Exclusions in IAR Policy

While IAR policies offer broad coverage, certain exclusions apply, including:

  • War and Terrorism
  • Nuclear Risks
  • Intentional Acts
  • Wear and Tear
  • Pollution
  • Loss of Income
  • Employee Dishonesty

Policyholders should carefully review their policies to understand these exclusions and consider additional coverage options if needed.

Sum Insured and Premium: IAR Policy

Section I (Material Damage) of the policy covers buildings, machinery, furniture, fixtures, fittings, and electrical installations at reinstatement value for buildings and market value for stocks. The Sum Insured for machinery breakdown risk is calculated by subtracting the value of piping and cabling from the Sum Insured of plant and machinery declared under fire insurance.

Section II (Business Interruption) Sum Insured is based on Annual Gross Profit, with the insured selecting the desired Indemnity Period. The Indemnity Period reflects the maximum duration of business interruption coverage, tailored to the insured's activities.

Premiums for property insurance policies vary based on chosen coverage, risk exposure, property maintenance, and selected deductibles.

How to Select the Right Industrial All-Risk (IAR) Policy

Choosing the appropriate industrial all-risk policy is essential for safeguarding your business against unforeseen events effectively. Here's a guide to help you make an informed decision:

1.  Assess Business Risks: Begin by evaluating the risks your business faces, such as fire, theft, natural disasters, and accidents. Consider the potential financial impact of these risks on your operations.

2.  Understand Policy Terms: Familiarize yourself with the terms of the policy, including coverage limits, deductibles, and exclusions. Carefully review the policy documentation and seek clarification on any unclear points.

3.  Coverage Needs: Determine the specific coverage needs of your business based on its industry, operations, and assets. Ensure that the policy offers comprehensive coverage for all relevant risks, including property damage, business interruption, liability, and more.

4.  Regulations and Requirements: Be aware of any legal regulations or contractual obligations that mandate specific insurance coverage for your business. Ensure that the chosen policy meets all necessary requirements.

5.  Customization Options: Look for policies that offer flexibility and customization options to tailor coverage according to your business's unique needs and risk profile. Consider additional endorsements or riders to enhance coverage where needed.

6.  Insurance Provider Reputation: Choose a reputable insurance provider with a track record of reliability and excellent customer service. Research customer reviews, ratings, and testimonials to gauge the insurer's reputation.
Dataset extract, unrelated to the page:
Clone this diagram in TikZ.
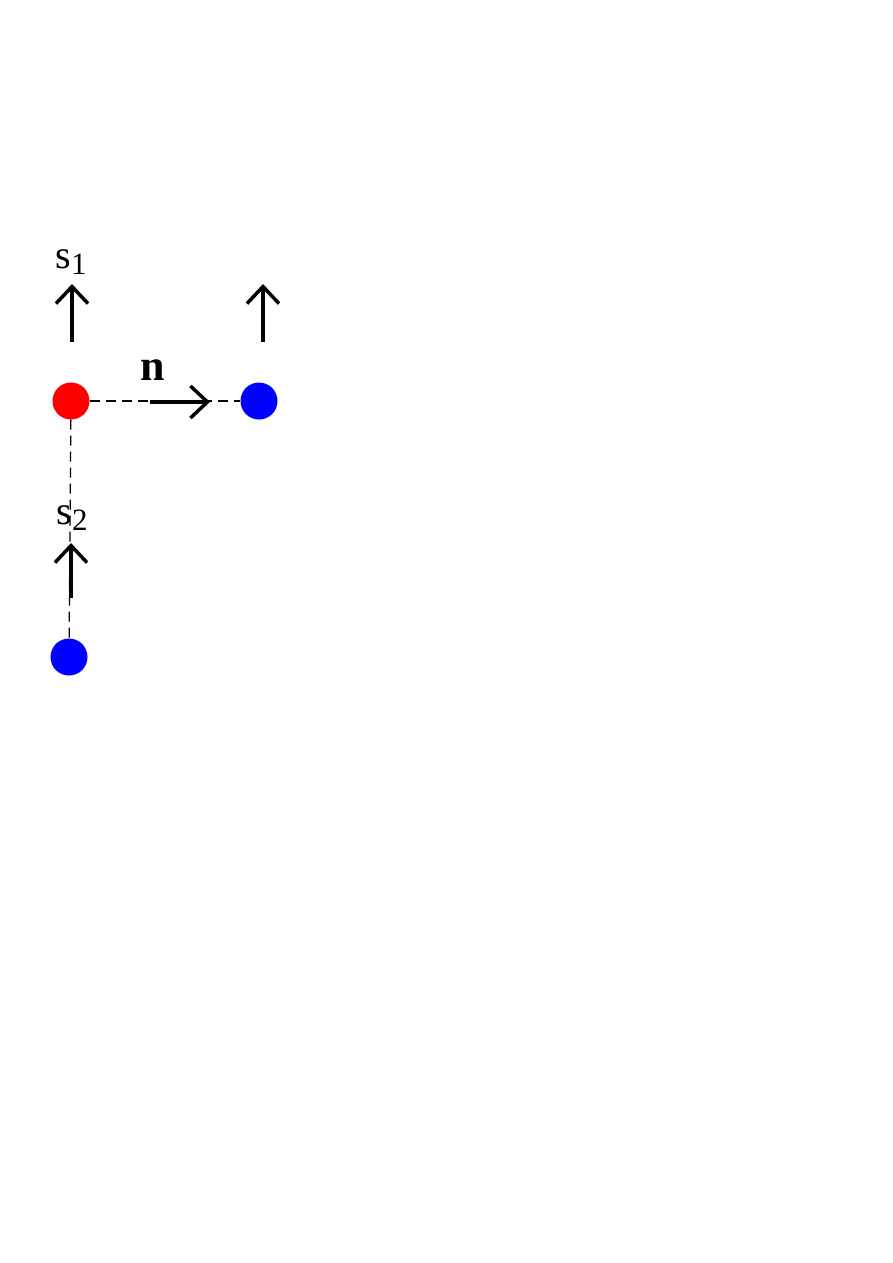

7.  Consultation: Seek advice from insurance brokers or agents who specialize in commercial insurance. They can provide valuable insights, help you understand your options, and assist in selecting the most suitable policy for your business.

8.  Cost Consideration: While cost shouldn't be the sole determining factor, compare premiums from different insurers to ensure you're getting competitive pricing for the coverage offered. Balance affordability with the level of protection provided.

Conclusion:

Selecting the right industrial all-risk policy requires careful consideration of your business's unique risk profile, coverage needs, and budgetary constraints. By assessing risks, understanding policy terms, and consulting with insurance professionals, you can make an informed decision that adequately protects your business against potential threats and ensures its long-term resilience and continuity.